This section is from the book "Popular Law Library Vol1 Introduction To The Study Of Law Legal History", by Albert H. Putney. Also see: Popular Law-Dictionary.
The reign of Richard II. witnessed an attack upon the growing equitable jurisprudence by the House of Commons. The various grounds of complaint set forth by this body were: (1) That persons were called into the Court of Chancery, not upon any specific complaint, but quibusdam certis de causis; (2) that persons were unlawfully compelled to answer in this new court as to their franc tenement (something almost sacred in the minds of landowners) and to disclose the titles under which such franc tenements were held; and (3) that the course of proceeding was not according to the common law but to that of the Holy Church (i. e., the canon law) and that this extraordinary jurisdiction was employed as a means of extortion. This whole remonstrance is directed against the increasing jurisdiction of the Court and not against its existence. The failure of the House of Commons to secure the reforms above mentioned was followed by the passage of the statute of 17 Richard II., C. 6, providing that where persons were compelled to appear before the Court of Chancery on charges found to be untrue, the Chancellor should have the power to award damages. Damages to defendants in cases where the charges, although true, did not constitute a cause of action were allowed by a statute of the reign of Henry V. By the statute of 15 Henry VI., C. 4, sureties were required for the payment of such damages before the writ of subpoena was allowed to issue. Sureties, however, were required as a matter of fact from the reign of Richard II.
It was also in the reign of Richard II. that the writ of subpoena began to be employed regularly in the Court of Chancery. The invention of this writ is popularly ascribed to John de Waltham, who was Master of the Rolls from 1381 to 1387. This reputation rests for its support upon the petition of House of Commons in reign of Henry IV. praying for the abolition of this new and obnoxious writ and charging its invention to the "craft" of the above mentioned official. This view of the origin of the writ is certainly erroneous. There are authenticated instances of the use of the writ as early as the reign of Edward III. to bring cases before Parliament. This writ, in fact, differed little from the older writ of "quibusdam certis de causis" already much used by the Court of Chancery. The work of John de Waltham was merely the adoption of the writ of subpoena as the ordinary method of bringing defendant before this court. The increased activity of the Court of Chancery (due to other causes) immediately after the adoption of this writ, caused both contemporaneous and future writers to attach an undue importance to the event.

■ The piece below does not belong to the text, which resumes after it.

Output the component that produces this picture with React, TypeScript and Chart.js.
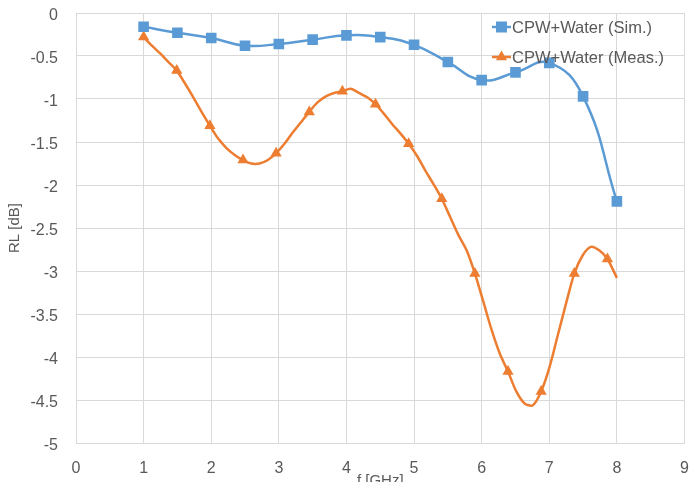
import React, { useEffect, useRef } from "react";
import { Chart, registerables } from "chart.js";

Chart.register(...registerables);

// Simulated return loss (blue squares)
const simFreq = [1, 1.5, 2, 2.5, 3, 3.5, 4, 4.5, 5, 5.5, 6, 6.5, 7, 7.5, 8];
const simRL = [-0.16, -0.23, -0.29, -0.38, -0.36, -0.31, -0.26, -0.28, -0.37, -0.57, -0.78, -0.69, -0.58, -0.97, -2.19];

// Measured return loss (orange, markers every 4th sample)
const measFreq = [
  1.0, 1.1225, 1.245, 1.3675, 1.49, 1.6125, 1.735, 1.8575, 1.98, 2.1025,
  2.225, 2.3475, 2.47, 2.5925, 2.715, 2.8375, 2.96, 3.0825, 3.205, 3.3275,
  3.45, 3.5725, 3.695, 3.8175, 3.94, 4.0625, 4.185, 4.3075, 4.43, 4.5525,
  4.675, 4.7975, 4.92, 5.0425, 5.165, 5.2875, 5.41, 5.5325, 5.655, 5.7775,
  5.9, 6.0225, 6.145, 6.2675, 6.39, 6.5125, 6.635, 6.7575, 6.88, 7.0025,
  7.125, 7.2475, 7.37, 7.4925, 7.615, 7.7375, 7.86, 8.0,
];
const measRL = [
  -0.28, -0.38, -0.47, -0.57, -0.67, -0.82, -0.98, -1.15, -1.31, -1.46,
  -1.57, -1.65, -1.71, -1.75, -1.75, -1.71, -1.63, -1.52, -1.39, -1.27,
  -1.15, -1.04, -0.97, -0.93, -0.91, -0.88, -0.93, -0.98, -1.06, -1.17,
  -1.29, -1.4, -1.52, -1.66, -1.83, -1.99, -2.16, -2.37, -2.58, -2.76,
  -3.03, -3.35, -3.68, -3.96, -4.17, -4.4, -4.54, -4.56, -4.4, -4.12,
  -3.75, -3.38, -3.03, -2.82, -2.72, -2.76, -2.86, -3.08,
];
const measMarkerEvery = 4;

const seriesNames = ["CPW+Water (Sim.)", "CPW+Water (Meas.)"];
const xTitle = "f [GHz]";
const yTitle = "RL [dB]";

const BLUE = "#5B9BD5";
const ORANGE = "#ED7D31";
const TEXT = "#595959";
const GRID = "#D9D9D9";
const FONT = "'Liberation Sans', Arial, sans-serif";

const legendPlugin = {
  id: "excelLegend",
  afterDraw(chart: any) {
    const ctx = chart.ctx;
    const items = [
      { name: seriesNames[0], color: BLUE, style: "rect", y: 27 },
      { name: seriesNames[1], color: ORANGE, style: "triangle", y: 57 },
    ];
    ctx.save();
    for (const it of items) {
      const x0 = 492;
      const x1 = 511;
      ctx.strokeStyle = it.color;
      ctx.lineWidth = 2.5;
      ctx.beginPath();
      ctx.moveTo(x0, it.y);
      ctx.lineTo(x1, it.y);
      ctx.stroke();
      ctx.fillStyle = it.color;
      const cx = (x0 + x1) / 2;
      if (it.style === "rect") {
        ctx.fillRect(cx - 5.5, it.y - 5.5, 11, 11);
      } else {
        ctx.beginPath();
        ctx.moveTo(cx, it.y - 6.5);
        ctx.lineTo(cx + 5.6, it.y + 3.3);
        ctx.lineTo(cx - 5.6, it.y + 3.3);
        ctx.closePath();
        ctx.fill();
      }
      ctx.fillStyle = TEXT;
      ctx.font = `16.5px ${FONT}`;
      ctx.textBaseline = "middle";
      ctx.textAlign = "left";
      ctx.fillText(it.name, 512, it.y + 1);
    }
    ctx.restore();
  },
};

const zeroPad = (s: any) => {
  s.paddingTop = 0;
  s.paddingBottom = 0;
  s.paddingLeft = 0;
  s.paddingRight = 0;
};

export default function App() {
  const ref = useRef<HTMLCanvasElement | null>(null);

  useEffect(() => {
    if (!ref.current) return;
    const chart = new Chart(ref.current, {
      type: "line",
      data: {
        datasets: [
          {
            label: seriesNames[0],
            data: simFreq.map((f, i) => ({ x: f, y: simRL[i] })),
            borderColor: BLUE,
            backgroundColor: BLUE,
            borderWidth: 2.5,
            pointStyle: "rect",
            pointRadius: 7.5,
            pointHoverRadius: 7.5,
            pointBorderWidth: 0,
            tension: 0.45,
          },
          {
            label: seriesNames[1],
            data: measFreq.map((f, i) => ({ x: f, y: measRL[i] })),
            borderColor: ORANGE,
            backgroundColor: ORANGE,
            borderWidth: 2.5,
            pointStyle: "triangle",
            pointRadius: (c: any) =>
              c.dataIndex % measMarkerEvery === 0 && c.dataIndex < measFreq.length - 1 ? 6.5 : 0,
            pointHoverRadius: 0,
            pointBorderWidth: 0,
            tension: 0.3,
          },
        ],
      },
      options: {
        responsive: false,
        animation: false,
        layout: { padding: { top: 13, right: 5, left: 0, bottom: 0 } },
        plugins: {
          legend: { display: false },
          tooltip: { enabled: false },
        },
        scales: {
          x: {
            type: "linear",
            min: 0,
            max: 9,
            ticks: {
              stepSize: 1,
              color: TEXT,
              font: { family: FONT, size: 16 },
              padding: 16,
              callback: (v: any) => `${v}`,
            },
            grid: { color: GRID, lineWidth: 1, drawTicks: false },
            border: { color: GRID },
            title: {
              display: true,
              text: xTitle,
              color: TEXT,
              font: { family: FONT, size: 15 },
              padding: { top: 0, bottom: -8 },
            },
            afterFit: (s: any) => {
              s.height = 39;
              zeroPad(s);
            },
          },
          y: {
            type: "linear",
            min: -5,
            max: 0,
            ticks: {
              stepSize: 0.5,
              color: TEXT,
              font: { family: FONT, size: 16 },
              padding: 18,
              labelOffset: 3,
              callback: (v: any) => `${v}`,
            },
            grid: { color: GRID, lineWidth: 1, drawTicks: false },
            border: { color: GRID },
            title: {
              display: true,
              text: yTitle,
              color: TEXT,
              font: { family: FONT, size: 15 },
              padding: { top: 6, bottom: 0 },
            },
            afterFit: (s: any) => {
              s.width = 76;
              zeroPad(s);
            },
          },
        },
      },
      plugins: [legendPlugin],
    });
    return () => chart.destroy();
  }, []);

  return (
    <div style={{ position: "absolute", left: 0, top: 0, width: 692, height: 482, background: "#fff" }}>
      <canvas ref={ref} width={692} height={482} />
    </div>
  );
}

The principle that equity was only a supplemental system of law, controlled in many respects by the common law, appears to have been clearly recognized by both law and equity judges during the early centuries of equity jurisprudence. We find Chief Justice Coke writing: "He who knew not the common law could never judge well in equity, which is a correction of law in some cases." Common law judges often sat in equity cases. For example in Broderip vs. Gyfford it is recorded that: "The matter being somewhat doubtful" a further hearing was ordered, at which two common law judges were called in.